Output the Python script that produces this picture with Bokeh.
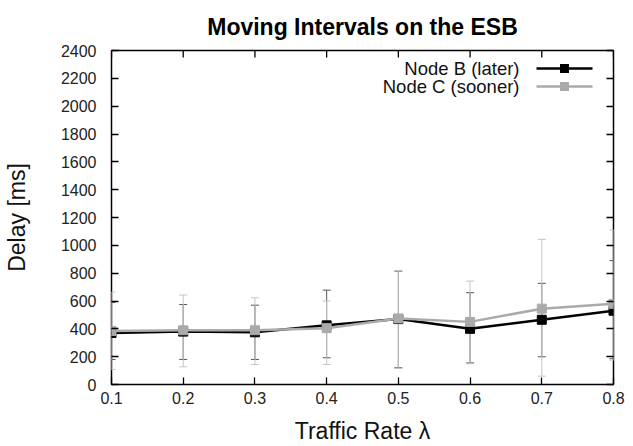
from bokeh.plotting import figure
from bokeh.models import (ColumnDataSource, Whisker, TeeHead, FixedTicker, LinearAxis,
                          Range1d, Label, BoxAnnotation)
from bokeh.embed import file_html
from bokeh.resources import INLINE

# ---- data ----
traffic_rate = [0.1, 0.2, 0.3, 0.4, 0.5, 0.6, 0.7, 0.8]
node_b_delay = [370, 380, 375, 425, 470, 400, 465, 530]
node_b_low = [180, 180, 180, 192, 120, 155, 199, 185]
node_b_high = [590, 575, 570, 678, 815, 660, 727, 890]
node_c_delay = [385, 390, 390, 405, 475, 450, 545, 580]
node_c_low = [108, 127, 144, 144, 115, 149, 60, 175]
node_c_high = [664, 643, 623, 600, 820, 743, 1043, 1110]
x_ticks = [0.1, 0.2, 0.3, 0.4, 0.5, 0.6, 0.7, 0.8]
y_ticks = [0, 200, 400, 600, 800, 1000, 1200, 1400, 1600, 1800, 2000, 2200, 2400]
series_names = ["Node B (later)", "Node C (sooner)"]

FONT = "Liberation Sans"
B_COLOR = "#000000"
C_COLOR = "#aaaaaa"
Y_MAX = 2400
FRAME_H = 335  # px, frame height (446 - 50 - 61)
TICK_PX = 7

p = figure(width=633, height=446, output_backend="svg", toolbar_location=None,
           x_range=Range1d(0.1, 0.8), y_range=Range1d(0, Y_MAX),
           min_border_left=111, min_border_right=20, min_border_top=50, min_border_bottom=61,
           title="Moving Intervals on the ESB")
p.background_fill_color = "white"
p.border_fill_color = "white"
p.outline_line_color = "black"
p.outline_line_width = 1.5
p.xgrid.visible = False
p.ygrid.visible = False

p.title.text_font = FONT
p.title.text_font_style = "bold"
p.title.text_font_size = "23px"
p.title.align = "center"
p.title.text_color = "black"
p.title.standoff = 18
p.title.vertical_align = "top"

def style_axis(ax, show_labels=True):
    ax.axis_line_color = None
    ax.major_tick_in = TICK_PX
    ax.major_tick_out = 0
    ax.major_tick_line_color = "black"
    ax.major_tick_line_width = 1.3
    ax.minor_tick_line_color = None
    ax.major_label_text_font = FONT
    ax.major_label_text_font_size = "16px"
    ax.major_label_text_color = "#222222"
    if not show_labels:
        ax.major_label_text_font_size = "0px"
        ax.major_label_text_color = None

xa = p.xaxis[0]
ya = p.yaxis[0]
xa.ticker = FixedTicker(ticks=x_ticks)
ya.ticker = FixedTicker(ticks=y_ticks)
style_axis(xa)
style_axis(ya)
xa.major_label_standoff = 7
ya.major_label_standoff = 15
xa.axis_label = "Traffic Rate \u03bb"
ya.axis_label = "Delay [ms]"
for ax in (xa, ya):
    ax.axis_label_text_font = FONT
    ax.axis_label_text_font_style = "normal"
    ax.axis_label_text_font_size = "23px"
    ax.axis_label_text_color = "#111111"
xa.axis_label_standoff = 11
ya.axis_label_standoff = 28

right = LinearAxis(ticker=FixedTicker(ticks=y_ticks))
style_axis(right, False)
right.major_label_standoff = 0
p.add_layout(right, "right")

# mirrored ticks along the top edge (gnuplot style)
tick_len = TICK_PX * Y_MAX / FRAME_H
p.segment(x0=x_ticks, y0=[Y_MAX] * len(x_ticks), x1=x_ticks,
          y1=[Y_MAX - tick_len] * len(x_ticks), line_color="black", line_width=1.3)

src_b = ColumnDataSource(dict(x=traffic_rate, y=node_b_delay, lo=node_b_low, hi=node_b_high))
src_c = ColumnDataSource(dict(x=traffic_rate, y=node_c_delay, lo=node_c_low, hi=node_c_high))

def add_series(src, color, wcolor):
    w = Whisker(source=src, base="x", upper="hi", lower="lo",
                line_color=wcolor, line_width=1,
                upper_head=TeeHead(size=8, line_color=wcolor, line_width=1),
                lower_head=TeeHead(size=8, line_color=wcolor, line_width=1))
    p.add_layout(w)
    p.line("x", "y", source=src, line_color=color, line_width=2.5)
    p.scatter("x", "y", source=src, marker="square", size=9, fill_color=color, line_color=color)

add_series(src_b, B_COLOR, "#555555")
add_series(src_c, C_COLOR, "#c4c4c4")

# ---- legend (gnuplot style: label left, sample right) ----
rows = [(series_names[0], B_COLOR, 316), (series_names[1], C_COLOR, 298)]
for name, color, yy in rows:
    p.add_layout(Label(x=408, y=yy, x_units="screen", y_units="screen", text=name,
                       text_align="right", text_baseline="middle", text_font=FONT,
                       text_font_size="18.5px", text_color="#111111"))
    p.add_layout(BoxAnnotation(left=425, right=481, bottom=yy - 1.2, top=yy + 1.2,
                               left_units="screen", right_units="screen",
                               bottom_units="screen", top_units="screen",
                               fill_color=color, fill_alpha=1, line_color=None))
    p.add_layout(BoxAnnotation(left=448.5, right=457.5, bottom=yy - 4.5, top=yy + 4.5,
                               left_units="screen", right_units="screen",
                               bottom_units="screen", top_units="screen",
                               fill_color=color, fill_alpha=1, line_color=None))

open("out.html", "w").write(file_html(p, INLINE))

# Stated task
Repeat the listing verbatim. Skip the pictures.

# Finished task
Output the Python script that produces this picture with Bokeh.
from bokeh.plotting import figure
from bokeh.models import (ColumnDataSource, Whisker, TeeHead, FixedTicker, LinearAxis,
                          Range1d, Label, BoxAnnotation)
from bokeh.embed import file_html
from bokeh.resources import INLINE

# ---- data ----
traffic_rate = [0.1, 0.2, 0.3, 0.4, 0.5, 0.6, 0.7, 0.8]
node_b_delay = [370, 380, 375, 425, 470, 400, 465, 530]
node_b_low = [180, 180, 180, 192, 120, 155, 199, 185]
node_b_high = [590, 575, 570, 678, 815, 660, 727, 890]
node_c_delay = [385, 390, 390, 405, 475, 450, 545, 580]
node_c_low = [108, 127, 144, 144, 115, 149, 60, 175]
node_c_high = [664, 643, 623, 600, 820, 743, 1043, 1110]
x_ticks = [0.1, 0.2, 0.3, 0.4, 0.5, 0.6, 0.7, 0.8]
y_ticks = [0, 200, 400, 600, 800, 1000, 1200, 1400, 1600, 1800, 2000, 2200, 2400]
series_names = ["Node B (later)", "Node C (sooner)"]

FONT = "Liberation Sans"
B_COLOR = "#000000"
C_COLOR = "#aaaaaa"
Y_MAX = 2400
FRAME_H = 335  # px, frame height (446 - 50 - 61)
TICK_PX = 7

p = figure(width=633, height=446, output_backend="svg", toolbar_location=None,
           x_range=Range1d(0.1, 0.8), y_range=Range1d(0, Y_MAX),
           min_border_left=111, min_border_right=20, min_border_top=50, min_border_bottom=61,
           title="Moving Intervals on the ESB")
p.background_fill_color = "white"
p.border_fill_color = "white"
p.outline_line_color = "black"
p.outline_line_width = 1.5
p.xgrid.visible = False
p.ygrid.visible = False

p.title.text_font = FONT
p.title.text_font_style = "bold"
p.title.text_font_size = "23px"
p.title.align = "center"
p.title.text_color = "black"
p.title.standoff = 18
p.title.vertical_align = "top"

def style_axis(ax, show_labels=True):
    ax.axis_line_color = None
    ax.major_tick_in = TICK_PX
    ax.major_tick_out = 0
    ax.major_tick_line_color = "black"
    ax.major_tick_line_width = 1.3
    ax.minor_tick_line_color = None
    ax.major_label_text_font = FONT
    ax.major_label_text_font_size = "16px"
    ax.major_label_text_color = "#222222"
    if not show_labels:
        ax.major_label_text_font_size = "0px"
        ax.major_label_text_color = None

xa = p.xaxis[0]
ya = p.yaxis[0]
xa.ticker = FixedTicker(ticks=x_ticks)
ya.ticker = FixedTicker(ticks=y_ticks)
style_axis(xa)
style_axis(ya)
xa.major_label_standoff = 7
ya.major_label_standoff = 15
xa.axis_label = "Traffic Rate \u03bb"
ya.axis_label = "Delay [ms]"
for ax in (xa, ya):
    ax.axis_label_text_font = FONT
    ax.axis_label_text_font_style = "normal"
    ax.axis_label_text_font_size = "23px"
    ax.axis_label_text_color = "#111111"
xa.axis_label_standoff = 11
ya.axis_label_standoff = 28

right = LinearAxis(ticker=FixedTicker(ticks=y_ticks))
style_axis(right, False)
right.major_label_standoff = 0
p.add_layout(right, "right")

# mirrored ticks along the top edge (gnuplot style)
tick_len = TICK_PX * Y_MAX / FRAME_H
p.segment(x0=x_ticks, y0=[Y_MAX] * len(x_ticks), x1=x_ticks,
          y1=[Y_MAX - tick_len] * len(x_ticks), line_color="black", line_width=1.3)

src_b = ColumnDataSource(dict(x=traffic_rate, y=node_b_delay, lo=node_b_low, hi=node_b_high))
src_c = ColumnDataSource(dict(x=traffic_rate, y=node_c_delay, lo=node_c_low, hi=node_c_high))

def add_series(src, color, wcolor):
    w = Whisker(source=src, base="x", upper="hi", lower="lo",
                line_color=wcolor, line_width=1,
                upper_head=TeeHead(size=8, line_color=wcolor, line_width=1),
                lower_head=TeeHead(size=8, line_color=wcolor, line_width=1))
    p.add_layout(w)
    p.line("x", "y", source=src, line_color=color, line_width=2.5)
    p.scatter("x", "y", source=src, marker="square", size=9, fill_color=color, line_color=color)

add_series(src_b, B_COLOR, "#555555")
add_series(src_c, C_COLOR, "#c4c4c4")

# ---- legend (gnuplot style: label left, sample right) ----
rows = [(series_names[0], B_COLOR, 316), (series_names[1], C_COLOR, 298)]
for name, color, yy in rows:
    p.add_layout(Label(x=408, y=yy, x_units="screen", y_units="screen", text=name,
                       text_align="right", text_baseline="middle", text_font=FONT,
                       text_font_size="18.5px", text_color="#111111"))
    p.add_layout(BoxAnnotation(left=425, right=481, bottom=yy - 1.2, top=yy + 1.2,
                               left_units="screen", right_units="screen",
                               bottom_units="screen", top_units="screen",
                               fill_color=color, fill_alpha=1, line_color=None))
    p.add_layout(BoxAnnotation(left=448.5, right=457.5, bottom=yy - 4.5, top=yy + 4.5,
                               left_units="screen", right_units="screen",
                               bottom_units="screen", top_units="screen",
                               fill_color=color, fill_alpha=1, line_color=None))

open("out.html", "w").write(file_html(p, INLINE))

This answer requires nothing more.